The second part of my explanation deals with what you cannot assess in your patient. Modern medical technology is great, but street rescuers still do not have the benefit of portable x-ray machines, CAT scanners, or any other number of advanced assessment and treatment tools. You are left with a minimal amount of tools to assess and make critical lifesaving decisions, and the most important tools for this job are not tangible ones; they are our senses and our experiences. Remember to look at your patient, listen to your patient, and be hands-on in your assessment of the patient. Next, take this information, couple it with your experience, and consider what may be wrong with your patient and provide the most appropriate patient treatment, packaging, and ongoing care. Unfortunately, not having access to a definitive diagnosis while on the street presents an enormous challenge to rescuers.
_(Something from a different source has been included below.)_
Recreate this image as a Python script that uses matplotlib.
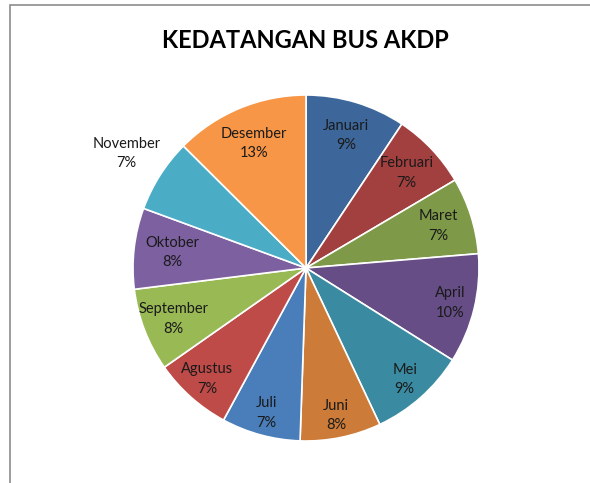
import numpy as np
import matplotlib
matplotlib.use("Agg")
import matplotlib.pyplot as plt
from matplotlib.patches import Rectangle

months = ["Januari", "Februari", "Maret", "April", "Mei", "Juni",
          "Juli", "Agustus", "September", "Oktober", "November", "Desember"]
shares = [9.4, 7.2, 7.2, 10.3, 9.1, 7.6, 7.4, 7.4, 7.8, 7.6, 6.9, 12.6]
colors = ["#3D679B", "#A1403E", "#7E9A48", "#664D85", "#3A8BA2", "#CC7B38",
          "#4A7EBB", "#BE4B48", "#98B954", "#7D60A0", "#4BACC6", "#F79646"]
# how far out each label sits (fraction of radius)
label_r = [0.80, 0.80, 0.80, 0.86, 0.86, 0.87, 0.87, 0.86, 0.82, 0.78, 1.23, 0.78]

plt.rcParams["font.family"] = ["Lato", "DejaVu Sans"]

fig = plt.figure(figsize=(5.9, 4.83), dpi=100)
fig.patches.append(Rectangle((10 / 590, -0.1), 1.2, (483 - 5) / 483 + 0.1,
                             transform=fig.transFigure, fill=False,
                             edgecolor="#8c8c8c", linewidth=1.2))

ax = fig.add_axes([133 / 590, 42 / 483, 346 / 590, 346 / 483])
wedges, _ = ax.pie(shares, colors=colors, startangle=90, counterclock=False,
                   radius=1, wedgeprops=dict(edgecolor="white", linewidth=1.2))
ax.set_xlim(-1, 1)
ax.set_ylim(-1, 1)
ax.set_aspect("equal")

total = sum(shares)
for w, name, val, r in zip(wedges, months, shares, label_r):
    ang = np.deg2rad((w.theta1 + w.theta2) / 2)
    x, y = r * np.cos(ang), r * np.sin(ang)
    pct = round(val / total * 100)
    ax.text(x, y, f"{name}\n{pct}%", ha="center", va="center", fontsize=10.5,
            color="#1a1a1a", linespacing=1.5, clip_on=False)

fig.text(0.517, 1 - 40 / 483, "KEDATANGAN BUS AKDP", ha="center", va="center",
         fontsize=17, fontweight="bold", color="black")

fig.savefig("out.png", dpi=100)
So, if the patient is the biggest overall challenge in vehicle extrication, how do you overcome that challenge? There is no easy or quick answer to this question. There are no emergency response guides for the patient, and there is no computer software that will pinpoint problems with the patient. You are left with the ultimate challenge of vehicle extrication: keeping the patient as the PRIMARY focus of all on-scene rescue activities. This begins with a good patient assessment, performing quick and efficient disentanglement and extrication techniques, and providing for timely transport to an appropriate healthcare facility.
Learning the best places to cut a car, knowing where and how to depower a vehicle, and keeping your patient out of air bag deployment zones are all a part of overcoming the “patient challenge.” The most important thing to remember is why you cut and depower a vehicle or learn about air bag locations-all of these things benefit the patient. Keeping the patient at the forefront will lead you to being a better overall rescuer.
ERIC J. RICKENBACH is a 30-year fire service veteran and a firefighter and emergency medical technician with the Keystone Fire Company in Rehrersburg, Pennsylvania. He has been an instructor for vehicle rescue for the Pennsylvania Department of Health since 1997 and for the Pennsylvania Fire Academy since 2000. Rickenbach is also an instructor with the Penn State University PAgricultural Rescue Training Program.